Every once in a while we get reminded that the government reports that everybody pays so much attention to are only estimates of what's going on - and subject to wide variance. The WSJ's Carl Bialik (aka "The Numbers Guy") provides a good primer. Did you know, for example, that the number of out-of-work Americans in March grew by 134,000 - or possibly 500,000? Or it might have actually fallen by 200,000.

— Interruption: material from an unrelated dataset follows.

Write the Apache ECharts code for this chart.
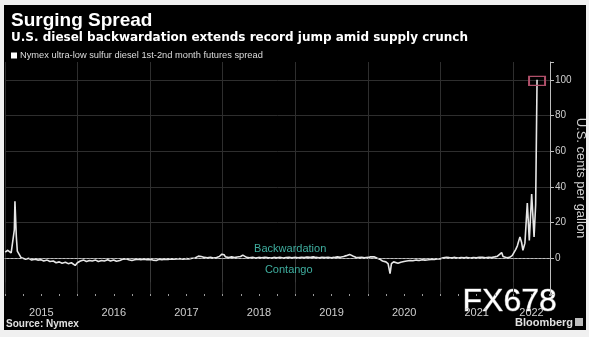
<!DOCTYPE html>
<html>
<head>
<meta charset="utf-8">
<script src="https://cdn.jsdelivr.net/npm/echarts@6/dist/echarts.min.js"></script>
<style>
html,body{margin:0;padding:0;background:#f0f0f0;width:589px;height:337px;overflow:hidden;}
#chart{position:absolute;left:4px;top:5px;width:582px;height:325px;}
</style>
</head>
<body>
<div id="chart"></div>
<script>
// ---- data ----
const dates = [
 '2015-01-02','2015-01-15','2015-02-01','2015-02-10','2015-02-17','2015-02-20','2015-02-24','2015-02-27','2015-03-04','2015-03-12','2015-03-22',
 '2015-04-01','2015-04-15','2015-05-01','2015-05-15','2015-06-01','2015-06-15','2015-07-01','2015-07-15','2015-08-01','2015-08-15',
 '2015-09-01','2015-09-15','2015-10-01','2015-10-15','2015-11-01','2015-11-15','2015-12-01','2015-12-10','2015-12-20','2015-12-31',
 '2016-01-15','2016-02-01','2016-02-15','2016-03-01','2016-03-15','2016-04-01','2016-04-15','2016-05-01','2016-05-15','2016-06-01','2016-06-15',
 '2016-07-01','2016-07-15','2016-08-01','2016-08-15','2016-09-01','2016-09-15','2016-10-01','2016-10-15','2016-11-01','2016-11-15','2016-12-01','2016-12-15',
 '2017-01-01','2017-01-15','2017-02-01','2017-02-15','2017-03-01','2017-03-15','2017-04-01','2017-04-15','2017-05-01','2017-05-15','2017-06-01','2017-06-15',
 '2017-07-01','2017-07-15','2017-08-01','2017-08-15','2017-09-01','2017-09-08','2017-09-15','2017-10-01','2017-10-15','2017-11-01','2017-11-15','2017-12-01','2017-12-15','2017-12-28',
 '2018-01-08','2018-01-15','2018-02-01','2018-02-15','2018-03-01','2018-03-15','2018-04-01','2018-04-12','2018-04-20','2018-05-01','2018-05-15','2018-06-01','2018-06-15',
 '2018-07-01','2018-07-15','2018-08-01','2018-08-15','2018-09-01','2018-09-15','2018-10-01','2018-10-15','2018-11-01','2018-11-15','2018-12-01','2018-12-15',
 '2019-01-01','2019-01-15','2019-02-01','2019-02-15','2019-03-01','2019-03-15','2019-04-01','2019-04-15','2019-05-01','2019-05-15','2019-06-01','2019-06-15',
 '2019-07-01','2019-07-15','2019-08-01','2019-08-15','2019-09-01','2019-09-15','2019-10-01','2019-10-08','2019-10-20','2019-11-01','2019-11-15','2019-12-01','2019-12-15',
 '2020-01-01','2020-01-15','2020-02-01','2020-02-15','2020-03-01','2020-03-15','2020-04-01','2020-04-12','2020-04-22','2020-04-29','2020-05-10','2020-05-20','2020-06-01','2020-06-15',
 '2020-07-01','2020-07-15','2020-08-01','2020-08-15','2020-09-01','2020-09-15','2020-10-01','2020-10-15','2020-11-01','2020-11-15','2020-12-01','2020-12-15',
 '2021-01-01','2021-01-15','2021-01-25','2021-02-01','2021-02-15','2021-03-01','2021-03-15','2021-04-01','2021-04-15','2021-05-01','2021-05-15','2021-06-01','2021-06-15',
 '2021-07-01','2021-07-15','2021-08-01','2021-08-15','2021-09-01','2021-09-15','2021-10-01','2021-10-15','2021-11-05','2021-11-12','2021-11-20','2021-12-01','2021-12-15','2021-12-28',
 '2022-01-05','2022-01-15','2022-01-23','2022-01-28','2022-02-05','2022-02-13','2022-02-20','2022-03-02','2022-03-14','2022-03-24','2022-04-05','2022-04-17','2022-04-25','2022-05-02'
];
const spread = [
 3.5,4.5,3,4,16,32,31,12,4,3,0.5,
 0,-0.5,0,-1,-0.5,-1,-0.8,-1.5,-1,-1.8,
 -1.5,-2.5,-2,-2.8,-2.2,-3,-2.5,-3.5,-4,-2.5,
 -1.5,-1,-1.8,-1.2,-1.5,-1,-1.8,-1.2,-1.5,-0.8,-1.5,
 -1,-1.7,-1.2,-0.5,-0.3,-0.8,-1.2,-0.8,-0.5,-0.8,-0.5,-0.8,
 -0.6,-1,-1.2,-0.5,-0.8,-0.5,-0.6,-0.3,-0.5,-0.4,-0.2,-0.5,
 -0.2,-0.3,0,0.2,1.2,2,1,0.5,0.3,0.6,0.2,0.5,1,2.3,
 2,0.8,0.5,0.8,0.4,0.7,1,1.8,1,0.5,0.3,0.6,0.2,
 0.5,0.3,0.6,0.4,0.2,0.5,0.3,0.6,0.2,0.4,0.5,0.3,
 0.5,0.3,0.6,0.4,0.7,0.5,0.8,0.5,0.3,0.6,0.4,0.6,
 0.3,0.5,0.8,0.6,1,1.5,2.2,2.2,1.2,0.6,0.4,0.5,0.3,
 0.5,0.8,0.9,0.2,-0.5,-1.5,-2,-3,-8.6,-3,-2,-2.2,-2.8,-2.2,
 -1.8,-1.5,-1.2,-1.4,-1,-1.2,-0.8,-1,-0.8,-0.6,-0.7,-0.4,
 -0.3,0.3,0.8,0.6,0.4,0.3,0.5,0.2,0.4,0.3,0.5,0.2,0.4,
 0.3,0.5,0.6,0.3,0.5,0.4,0.8,1.2,3.2,1,0.5,0.3,0.5,1.5,
 1.5,5,7,9,12,9,4.5,8.5,31,10,36,12,30,100
];
const yearTicks = [2015,2016,2017,2018,2019,2020,2021,2022];
const yTickLabels = [0,20,40,60,80,100];
const seriesName = 'Nymex ultra-low sulfur diesel 1st-2nd month futures spread';

// ---- helpers ----
function toYear(s){
  const d = new Date(s + 'T00:00:00Z');
  const y = d.getUTCFullYear();
  const a = Date.UTC(y,0,1), b = Date.UTC(y+1,0,1);
  return y + (d.getTime() - a) / (b - a);
}
const xMin = 2015, xMax = 2022.51;
const labelPos = yearTicks.map(y => y < 2022 ? y + 0.5 : (y + xMax) / 2);
const points = dates.map((d, i) => [toYear(d), spread[i]]);
let peakIdx = 0; spread.forEach((v,i)=>{ if (v > spread[peakIdx]) peakIdx = i; });

const chart = echarts.init(document.getElementById('chart'));
chart.setOption({
  backgroundColor: '#000',
  animation: false,
  textStyle: {fontFamily: 'Liberation Sans'},
  title: [
    {text: 'Surging Spread', left: 2, top: 1,
     textStyle: {color: '#fff', fontSize: 19, fontWeight: 'bold', fontFamily: 'Liberation Sans'}},
    {text: 'U.S. diesel backwardation extends record jump amid supply crunch', left: 2, top: 22,
     textStyle: {color: '#fff', fontSize: 12, fontWeight: 'bold', fontFamily: 'DejaVu Sans'}}
  ],
  legend: {
    left: 2, top: 41, icon: 'rect', itemWidth: 6, itemHeight: 6, itemGap: 3,
    textStyle: {color: '#ddd', fontSize: 9.3, padding: [0,0,0,-2]},
    data: [seriesName]
  },
  grid: {left: 1, right: 36, top: 57, bottom: 36, containLabel: false, outerBoundsMode: 'none'},
  xAxis: [
    {type: 'value', min: xMin, max: xMax, interval: 1, position: 'bottom', offset: 0,
     axisLine: {show: true, lineStyle: {color: '#bdbdbd', width: 1}},
     axisTick: {show: true, customValues: yearTicks, length: 24, lineStyle: {color: '#3a3a3a'}},
     axisLabel: {show: true, customValues: labelPos, color: '#cfcfcf', fontSize: 11, margin: 13,
                 formatter: v => String(Math.floor(v + 1e-6))},
     splitLine: {show: true, lineStyle: {color: '#2e2e2e', width: 1}}},
    {type: 'value', min: xMin, max: xMax, interval: 0.25, position: 'bottom', offset: 0,
     axisLine: {show: false}, axisLabel: {show: false}, splitLine: {show: false},
     axisTick: {show: true, length: 2, lineStyle: {color: '#9a9a9a'}}}
  ],
  yAxis: {
    type: 'value', position: 'right', min: -20, max: 110, interval: 20,
    axisLine: {show: true, lineStyle: {color: '#bdbdbd'}},
    axisTick: {show: true, length: 4, lineStyle: {color: '#bdbdbd'}},
    axisLabel: {color: '#cfcfcf', fontSize: 10, margin: 5,
                formatter: v => yTickLabels.indexOf(v) >= 0 ? String(v) : ''},
    splitLine: {show: true, showMinLine: false, showMaxLine: false, lineStyle: {color: '#2e2e2e'}},
    name: 'U.S. cents per gallon', nameLocation: 'middle', nameRotate: -90, nameGap: 24,
    nameMoveOverlap: false,
    nameTextStyle: {color: '#cfcfcf', fontSize: 13}
  },
  series: [{
    name: seriesName, type: 'line', data: points, xAxisIndex: 0,
    showSymbol: false, symbol: 'none',
    lineStyle: {color: '#e6e6e6', width: 1.6}, itemStyle: {color: '#ffffff'},
    markLine: {silent: true, symbol: 'none', label: {show: false},
      lineStyle: {color: '#9a9a9a', type: [2, 2], width: 1},
      data: [{yAxis: 0}]},
    markPoint: {silent: true, data: [
      {coord: points[peakIdx], symbol: 'rect', symbolSize: [16, 9], symbolOffset: [0, 1],
       itemStyle: {color: 'rgba(0,0,0,0)', borderColor: '#b0506a', borderWidth: 1.5}, label: {show: false}},
      {coord: [2018.93, 5], symbol: 'rect', symbolSize: 0,
       label: {show: true, formatter: 'Backwardation', color: '#3fae9f', fontSize: 11}},
      {coord: [2018.91, -6.7], symbol: 'rect', symbolSize: 0,
       label: {show: true, formatter: 'Contango', color: '#3fae9f', fontSize: 11}}
    ]}
  }],
  graphic: [
    {type: 'text', left: 2, top: 314, style: {text: 'Source: Nymex', fill: '#e0e0e0', font: 'bold 10px "Liberation Sans"'}},
    {type: 'text', left: 511, top: 312, style: {text: 'Bloomberg', fill: '#e0e0e0', font: 'bold 11px "Liberation Sans"'}},
    {type: 'rect', left: 571, top: 313, shape: {width: 8, height: 8}, style: {fill: '#bdbdbd'}},
    {type: 'text', left: 458, top: 281, style: {text: 'FX678', fill: '#ffffff', stroke: '#666', lineWidth: 1, font: '32px "Liberation Sans"'}}
  ]
});
</script>
</body>
</html>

In fact, at a time when high unemployment tops many people's worries about the economic recovery, the [Bureau of Labor Statistics] can say only that it is 90% confident that the true change in the number of unemployed in March was somewhere between a drop of 243,000 and an increase of 511,000. In other words, it isn't even clear whether the number of unemployed rose or fell last month. The ranges are similarly broad for seven of the last 10 months--and for more than 75% of the time in the past decade.This isn't a failing of government or of statisticians, say economists. Instead, it is the inevitable result of trying to measure small changes in a sprawling, complex economy. There is no doubt that the unemployment rate remains near the highest it has been in decades. But the government doesn't really know how much that rate has been changing from month to month, which can be vexing for economists attempting to identify signs of a nascent recovery.
A good recent example is the California unemployment rate that went from 12.5 percent in February to 12.6 percent in March. Statistically, it was a nonevent that received way too much news coverage. Why? Because the old journalism rules require that all things are either moving on up or moving on down, even when they're not.